The reason I've seen given that they contain compounds that destroy or interfere with thiamine. I have found some evidence of this here: http://helid.digicollection.org/en/d/Js2900e/8.2.html

The problem I see with this is that the compounds responsible for this are polyphenols and flavonoids, which are highly beneficial nutrients in and of themselves. 


The other issue is that these compounds are also found in high concentrations in *lots* of other foods that are considered completely safe and healthy for rats (berries, apples, soynuts, etc.). So why do red cabbage and brussel sprouts get singled out as being bad when things like blueberries are considered totally safe and fine to feed?


Also, these compounds are listed here as being heat-stable, so cooking them would do absolutely nothing to make them "safer."

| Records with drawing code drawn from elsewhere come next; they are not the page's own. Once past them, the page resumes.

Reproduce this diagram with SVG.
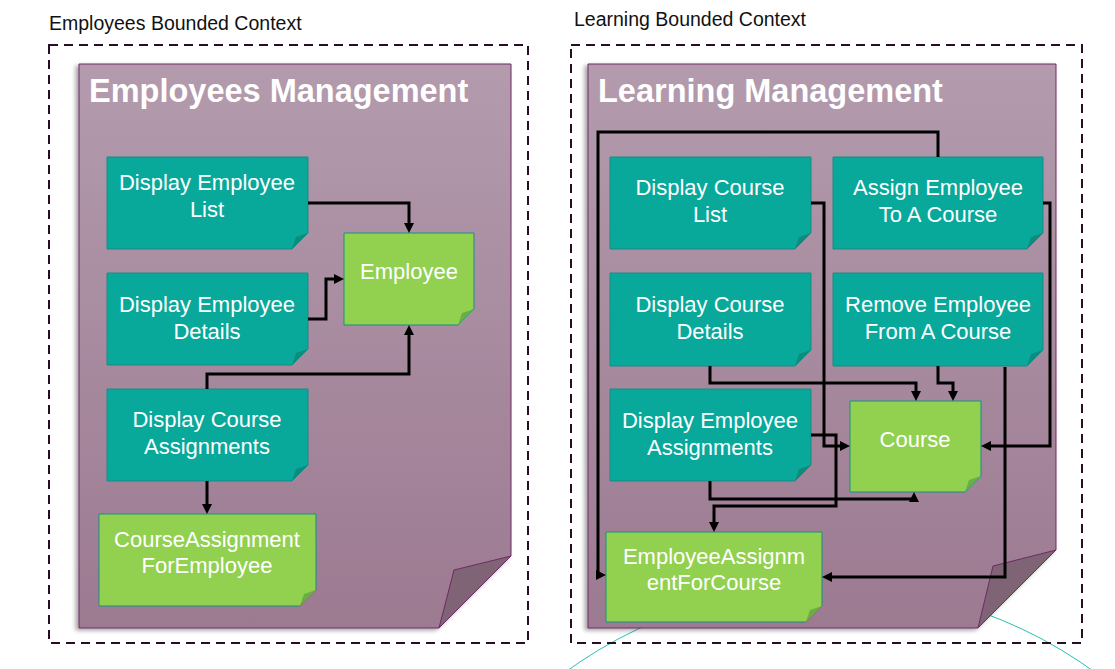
<svg xmlns="http://www.w3.org/2000/svg" width="1115" height="669" viewBox="0 0 1115 669">
<style>
.ctx{font-family:"Liberation Sans",Arial,sans-serif;font-size:19.5px;fill:#111}
.title{font-family:"Liberation Sans",Arial,sans-serif;font-size:32.5px;font-weight:bold;fill:#fff}
.lbl{font-family:"Liberation Sans",Arial,sans-serif;font-size:22px;fill:#fff;text-anchor:middle}
.dash{fill:none;stroke:#2a0d24;stroke-width:2;stroke-dasharray:9 6}
.panel{fill:url(#pg);stroke:#6e2a64;stroke-width:1;filter:url(#sh)}
.pflap{fill:#7f6476;stroke:#6e2a64;stroke-width:1}
.act{fill:#08a89b;stroke:#1a8b83;stroke-width:1}
.actf{fill:#0c8c7e}
.ent{fill:#92d050;stroke:#1a8f80;stroke-width:1}
.entf{fill:#6aae45}
.wire{fill:none;stroke:#000;stroke-width:3;marker-end:url(#arr)}
</style>
<defs>
<linearGradient id="pg" x1="0" y1="0" x2="0" y2="1">
<stop offset="0" stop-color="#b39bad"/>
<stop offset="1" stop-color="#9c7a91"/>
</linearGradient>
<filter id="sh" x="-5%" y="-5%" width="110%" height="110%">
<feDropShadow dx="-3" dy="2" stdDeviation="2" flood-color="#000" flood-opacity="0.35"/>
</filter>
<marker id="arr" markerUnits="userSpaceOnUse" markerWidth="10" markerHeight="10" viewBox="0 0 10 10" refX="6" refY="5" orient="auto">
<path d="M0,0 L10,5 L0,10 z" fill="#000"/>
</marker>
</defs>

<circle cx="830" cy="1036" r="450" fill="none" stroke="#2bbfb0" stroke-width="1"/>

<g id="employees-context">
<text class="ctx" x="49" y="30">Employees Bounded Context</text>
<rect class="dash" x="49" y="45" width="479" height="598"/>
<polygon class="panel" points="79,64 511,64 511,556 439,628 79,628"/>
<polygon class="pflap" points="511,556 454,570 439,628"/>
<text class="title" x="89" y="102">Employees Management</text>
</g>

<g id="learning-context">
<text class="ctx" x="574" y="26">Learning Bounded Context</text>
<rect class="dash" x="571" y="45" width="511" height="598"/>
<polygon class="panel" points="588,64 1056,64 1056,550 978,628 588,628"/>
<polygon class="pflap" points="1056,550 993,566 978,628"/>
<text class="title" x="598" y="102">Learning Management</text>
</g>

<g id="display-employee-list">
<polygon class="act" points="107,157 308,157 308,233 292,249 107,249"/>
<polygon class="actf" points="308,233 292,249 296,237"/>
<text class="lbl" x="207" y="190">Display Employee</text>
<text class="lbl" x="207" y="217">List</text>
</g>
<g id="display-employee-details">
<polygon class="act" points="107,273 308,273 308,349 292,365 107,365"/>
<polygon class="actf" points="308,349 292,365 296,353"/>
<text class="lbl" x="207" y="312">Display Employee</text>
<text class="lbl" x="207" y="339">Details</text>
</g>
<g id="display-course-assignments">
<polygon class="act" points="107,389 308,389 308,465 292,481 107,481"/>
<polygon class="actf" points="308,465 292,481 296,469"/>
<text class="lbl" x="207" y="427">Display Course</text>
<text class="lbl" x="207" y="454">Assignments</text>
</g>
<g id="employee">
<polygon class="ent" points="344,233 474,233 474,309 458,325 344,325"/>
<polygon class="entf" points="474,309 458,325 462,313"/>
<text class="lbl" x="409" y="279">Employee</text>
</g>
<g id="course-assignment-for-employee">
<polygon class="ent" points="99,514 316,514 316,590 300,606 99,606"/>
<polygon class="entf" points="316,590 300,606 304,594"/>
<text class="lbl" x="207" y="547">CourseAssignment</text>
<text class="lbl" x="207" y="573">ForEmployee</text>
</g>

<g id="display-course-list">
<polygon class="act" points="610,157 811,157 811,233 795,249 610,249"/>
<polygon class="actf" points="811,233 795,249 799,237"/>
<text class="lbl" x="710" y="195">Display Course</text>
<text class="lbl" x="710" y="222">List</text>
</g>
<g id="assign-employee">
<polygon class="act" points="833,157 1043,157 1043,233 1027,249 833,249"/>
<polygon class="actf" points="1043,233 1027,249 1031,237"/>
<text class="lbl" x="938" y="195">Assign Employee</text>
<text class="lbl" x="938" y="222">To A Course</text>
</g>
<g id="display-course-details">
<polygon class="act" points="610,273 811,273 811,350 795,366 610,366"/>
<polygon class="actf" points="811,350 795,366 799,354"/>
<text class="lbl" x="710" y="312">Display Course</text>
<text class="lbl" x="710" y="339">Details</text>
</g>
<g id="remove-employee">
<polygon class="act" points="833,273 1043,273 1043,350 1027,366 833,366"/>
<polygon class="actf" points="1043,350 1027,366 1031,354"/>
<text class="lbl" x="938" y="312">Remove Employee</text>
<text class="lbl" x="938" y="339">From A Course</text>
</g>
<g id="display-employee-assignments">
<polygon class="act" points="610,389 811,389 811,465 795,481 610,481"/>
<polygon class="actf" points="811,465 795,481 799,469"/>
<text class="lbl" x="710" y="428">Display Employee</text>
<text class="lbl" x="710" y="455">Assignments</text>
</g>
<g id="course">
<polygon class="ent" points="850,401 981,401 981,476 965,492 850,492"/>
<polygon class="entf" points="981,476 965,492 969,480"/>
<text class="lbl" x="915" y="447">Course</text>
</g>
<g id="employee-assignment-for-course">
<polygon class="ent" points="606,532 822,532 822,606 806,622 606,622"/>
<polygon class="entf" points="822,606 806,622 810,610"/>
<text class="lbl" x="714" y="564">EmployeeAssignm</text>
<text class="lbl" x="714" y="590">entForCourse</text>
</g>

<g id="connectors">
<path class="wire" d="M308,203 H409 V229"/>
<path class="wire" d="M308,319 H326 V279 H340"/>
<path class="wire" d="M207,389 V374 H409 V329"/>
<path class="wire" d="M207,481 V510"/>
<path class="wire" d="M938,157 V132 H598 V575 H602"/>
<path class="wire" d="M811,203 H824 V446 H846"/>
<path class="wire" d="M710,366 V383 H916 V397"/>
<path class="wire" d="M938,366 V383 H953 V397"/>
<path class="wire" d="M1043,203 H1050 V446 H985"/>
<path class="wire" d="M1005,367 V577 H826"/>
<path class="wire" d="M811,435 H836 V506 H714 V528"/>
<path class="wire" d="M710,481 V499 H914 V496"/>
</g>
</svg>
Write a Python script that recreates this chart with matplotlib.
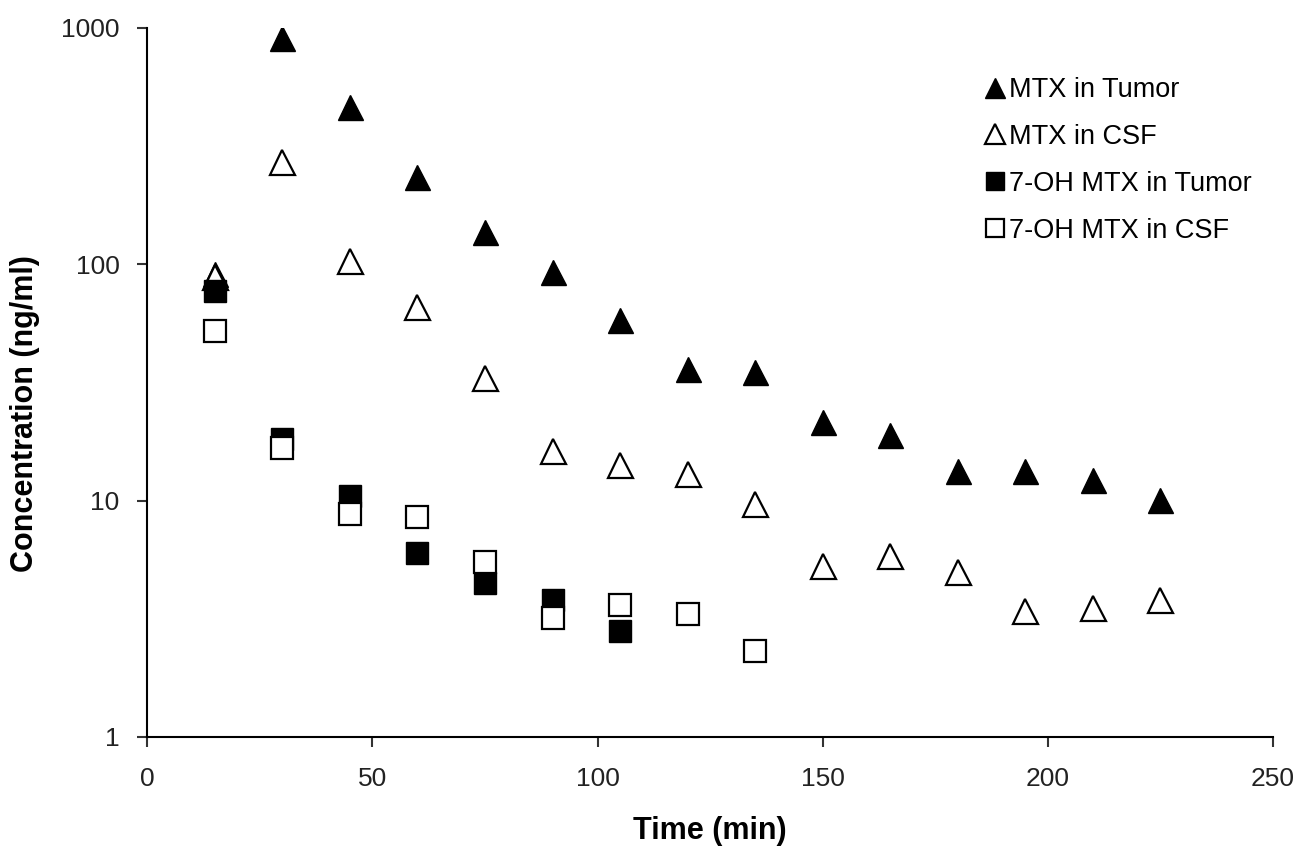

Is there something else I'm missing? Because based on what I've found, the whole thiamine thing just doesn't make any sense.


----------



## Asiposea (Dec 16, 2016)

I don't get it either. I often read a lot of wonky info on rat nutrition- breeders have different info so it's hard to go to the 'pros'. Rat nutrition is beyond me sometimes. It's like this thread on raw peanuts. I've since learned more on raw peanuts and toxins, but I haven't been able to find anything on them being 'antinutrients'.


----------



## Fu-Inle (Jan 22, 2015)

Every food in existence contains toxins to some extent. An animals body is perfectly equipped to safely break down small amounts of toxins its when an animal consumes a large amount is that there is a problem. But once there is an instance of a pet eating a lethal amount of a cetain food, suddenly it blows up on the internet and every website parrots the same information from another website without questioning. Like the poppyseed incident on this forum. One persons rat ate a LARGE quantity of poppy seeds and died and I can guarantee if you ask this forum whether your rat can eat a cracker with like 3 poppy seeds on it there would be an uproar of warnings that your rat could die. It's like Chinese whispers, somehow eating a bag of poppy seeds morphed into "if your rat so much as looks at a poppy seed he will DIE"


----------